News Karnataka
Wednesday, April 24 2024

Vijayapura: Ukraine returned students can complete medical course

Photo Credit : IANS

Vijayapura: Last month, Vividha Mallikarjunmath, one of the medical students who had returned to India from Ukraine after the war broke out, flew to Georgia to complete her medical course.

Vividha, a native of Vijayapura City, was in her fourth year of medical course when Russia waged war against Ukraine which forced the medical students to leave their course in the middle and travel to their home countries.

After nearly ten months of waiting, students like Vividha finally got the opportunity to continue their studies and complete the medical course.

But, the resumption of the course does not come easy as the students will have to continue their studies in one of the 16 countries identified by the Ukraine government where they have entered an agreement to provide educational facilities to medical students.
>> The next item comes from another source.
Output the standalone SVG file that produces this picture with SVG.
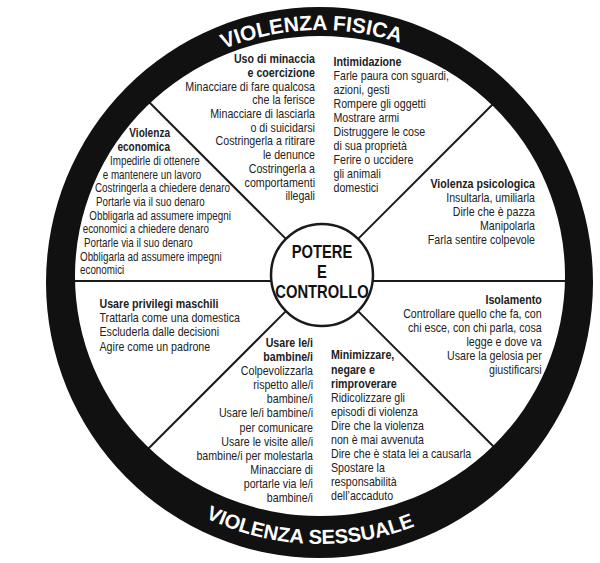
<svg xmlns="http://www.w3.org/2000/svg" width="600" height="563" viewBox="0 0 600 563">
<style>
text{font-family:"Liberation Sans",Arial,sans-serif;fill:#222}
.b{font-size:13px}
.h{font-size:13px;font-weight:bold}
.e{font-size:12px}
.eh{font-size:12.3px;font-weight:bold}
.c{font-size:18px;font-weight:bold;text-anchor:middle;fill:#111}
.r{font-size:21px;font-weight:bold;fill:#fff}
.end{text-anchor:end}
.sp{stroke:#1a1a1a;stroke-width:2;fill:none}
</style>
<defs>
<path id="arcTop" d="M 68,282 A 252,252 0 0 1 572,282"/>
<path id="arcBot" d="M 58,282 A 262,262 0 0 0 582,282"/>
</defs>
<rect width="600" height="563" fill="#fff"/>
<g id="connectors">
<line class="sp" x1="285.9" y1="238.9" x2="142" y2="95"/>
<line class="sp" x1="358.1" y1="238.9" x2="502" y2="95"/>
<line class="sp" x1="285.9" y1="311.1" x2="142" y2="455"/>
<line class="sp" x1="358.1" y1="311.1" x2="502" y2="455"/>
<line class="sp" x1="68" y1="281" x2="271.4" y2="281"/>
<line class="sp" x1="372.6" y1="281" x2="572" y2="281"/>
</g>
<g id="ring">
<path fill="#111" fill-rule="evenodd" d="M 46,282.5 A 273.5,275.5 0 1 0 593,282.5 A 273.5,275.5 0 1 0 46,282.5 Z M 75,276 A 245,240 0 1 0 565,276 A 245,240 0 1 0 75,276 Z"/>
<text class="r"><textPath href="#arcTop" startOffset="48.9%" text-anchor="middle">VIOLENZA FISICA</textPath></text>
<text class="r" style="font-size:20.2px"><textPath href="#arcBot" startOffset="48.7%" text-anchor="middle">VIOLENZA SESSUALE</textPath></text>
</g>
<g id="center">
<circle cx="322" cy="275" r="51" fill="#fff" stroke="#1a1a1a" stroke-width="2.5"/>
<g transform="translate(322,0) scale(0.82,1)">
<text class="c" x="0" y="258.3">POTERE</text>
<text class="c" x="0" y="278.3">E</text>
<text class="c" x="0" y="298.3">CONTROLLO</text>
</g>
</g>
<g id="minaccia" transform="translate(315,0) scale(0.82,1)">
<text class="h end" x="0" y="63.3">Uso di minaccia</text>
<text class="h end" x="0" y="77">e coercizione</text>
<text class="b end" x="0" y="90.7">Minacciare di fare qualcosa</text>
<text class="b end" x="0" y="104.4">che la ferisce</text>
<text class="b end" x="0" y="118.1">Minacciare di lasciarla</text>
<text class="b end" x="0" y="131.8">o di suicidarsi</text>
<text class="b end" x="0" y="145.5">Costringerla a ritirare</text>
<text class="b end" x="0" y="159.2">le denunce</text>
<text class="b end" x="0" y="172.9">Costringerla a</text>
<text class="b end" x="0" y="186.6">comportamenti</text>
<text class="b end" x="0" y="200.3">illegali</text>
</g>
<g id="intimidazione" transform="translate(333.5,0) scale(0.82,1)">
<text class="h" x="0" y="66.5">Intimidazione</text>
<text class="b" x="0" y="80.4">Farle paura con sguardi,</text>
<text class="b" x="0" y="94.3">azioni, gesti</text>
<text class="b" x="0" y="108.2">Rompere gli oggetti</text>
<text class="b" x="0" y="122.1">Mostrare armi</text>
<text class="b" x="0" y="136">Distruggere le cose</text>
<text class="b" x="0" y="149.9">di sua proprietà</text>
<text class="b" x="0" y="163.8">Ferire o uccidere</text>
<text class="b" x="0" y="177.7">gli animali</text>
<text class="b" x="0" y="191.6">domestici</text>
</g>
<g id="economica" transform="translate(80,0) scale(0.82,1)">
<text class="eh end" x="109.8" y="137.3">Violenza</text>
<text class="eh end" x="109.8" y="150.9">economica</text>
<text class="e" x="36.6" y="165">Impedirle di ottenere</text>
<text class="e" x="27.7" y="178.6">e mantenere un lavoro</text>
<text class="e" x="18.3" y="192.3">Costringerla a chiedere denaro</text>
<text class="e" x="19.5" y="206">Portarle via il suo denaro</text>
<text class="e" x="11.3" y="219.7">Obbligarla ad assumere impegni</text>
<text class="e" x="3.3" y="233.4">economici a chiedere denaro</text>
<text class="e" x="4.9" y="247.1">Portarle via il suo denaro</text>
<text class="e" x="0" y="260.8">Obbligarla ad assumere impegni</text>
<text class="e" x="0" y="274.5">economici</text>
</g>
<g id="psicologica" transform="translate(535,0) scale(0.82,1)">
<text class="h end" x="0" y="188.5">Violenza psicologica</text>
<text class="b end" x="0" y="202.4">Insultarla, umiliarla</text>
<text class="b end" x="0" y="216.3">Dirle che è pazza</text>
<text class="b end" x="0" y="230.2">Manipolarla</text>
<text class="b end" x="0" y="244.1">Farla sentire colpevole</text>
</g>
<g id="isolamento" transform="translate(541.7,0) scale(0.82,1)">
<text class="h end" x="0" y="304">Isolamento</text>
<text class="b end" x="0" y="318">Controllare quello che fa, con</text>
<text class="b end" x="0" y="332">chi esce, con chi parla, cosa</text>
<text class="b end" x="0" y="346">legge e dove va</text>
<text class="b end" x="0" y="360">Usare la gelosia per</text>
<text class="b end" x="0" y="374">giustificarsi</text>
</g>
<g id="privilegi" transform="translate(99.5,0) scale(0.82,1)">
<text class="h" x="0" y="308.3">Usare privilegi maschili</text>
<text class="b" x="0" y="322.4">Trattarla come una domestica</text>
<text class="b" x="0" y="336.5">Escluderla dalle decisioni</text>
<text class="b" x="0" y="350.6">Agire come un padrone</text>
</g>
<g id="bambini" transform="translate(313,0) scale(0.82,1)">
<text class="h end" x="0" y="347">Usare le/i</text>
<text class="h end" x="0" y="361.1">bambine/i</text>
<text class="b end" x="0" y="375.2">Colpevolizzarla</text>
<text class="b end" x="0" y="389.3">rispetto alle/i</text>
<text class="b end" x="0" y="403.4">bambine/i</text>
<text class="b end" x="0" y="417.5">Usare le/i bambine/i</text>
<text class="b end" x="0" y="431.6">per comunicare</text>
<text class="b end" x="0" y="445.7">Usare le visite alle/i</text>
<text class="b end" x="0" y="459.8">bambine/i per molestarla</text>
<text class="b end" x="0" y="473.9">Minacciare di</text>
<text class="b end" x="0" y="488">portarle via le/i</text>
<text class="b end" x="0" y="502.1">bambine/i</text>
</g>
<g id="minimizzare" transform="translate(331,0) scale(0.82,1)">
<text class="h" x="0" y="359.5">Minimizzare,</text>
<text class="h" x="0" y="373.6">negare e</text>
<text class="h" x="0" y="387.7">rimproverare</text>
<text class="b" x="0" y="401.8">Ridicolizzare gli</text>
<text class="b" x="0" y="415.9">episodi di violenza</text>
<text class="b" x="0" y="430">Dire che la violenza</text>
<text class="b" x="0" y="444.1">non è mai avvenuta</text>
<text class="b" x="0" y="458.2">Dire che è stata lei a causarla</text>
<text class="b" x="0" y="472.3">Spostare la</text>
<text class="b" x="0" y="486.4">responsabilità</text>
<text class="b" x="0" y="500.5">dell’accaduto</text>
</g>
</svg>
“We were in regular touch with the Ukraine government to know the efforts being made by the government to ensure the continuation of the medical course which got discontinued because of the war. After months of waiting, we got information that the Ukraine government has entered an agreement with around 16 neighbouring countries which are ready to allow the students to continue their medical course in their colleges,” Vividha said over the video call from Georgia where is presently staying.

She said that of those sixteen countries, he decided to choose Georgia as the cost of living there is a bit cheaper compared to the other countries.

She said that according to her information, there are at least thirty such students of Karnataka who have opted to continue their medical course in different countries selected by the Ukrainian government.

Vividha will now have to stay for nearly two years in Georgia to complete her education before returning to India.

But her venture to select Georgia to resume her studies has come at a big price.

“I will have to pay more money for the resumption of my daughter in Georgia. My lakhs of rupees and months of the time of my daughter could have been saved if the course would have been completed in Ukraine itself,” said Allamaprabhu Mallikarjunmath, the father of Vividha.

He said that the total expenditure including fees and other expenses was coming at around Rs. 50 lakh if Vividha had studied in Ukraine.

“But now the money will come to nearly Rs. 80 lakh as the Georgian college is taking an additional fee for continuation of the course,” he said.

Though he is happy that at least it will help his daughter to complete the course, he is dismayed with the Indian government for doing nothing to help the students to continue their studies in India itself.

“The government should have taken some initiative. If required, it could have come up with some new laws to help the students. After all, the students will come back to serve the people of India only”, he said.

He, however, said that while persons like him can afford additional financial burden but not all parents are in such a position. “Some parents could have afforded to send their children to Ukraine for studies. But now they will find it too hard to pay additional fees to send their children to different countries to continue their studies. Had the government of India helped the students, it would have saved money for parents and the dream of students to become doctors would have been completed, Mallikarjunmath said.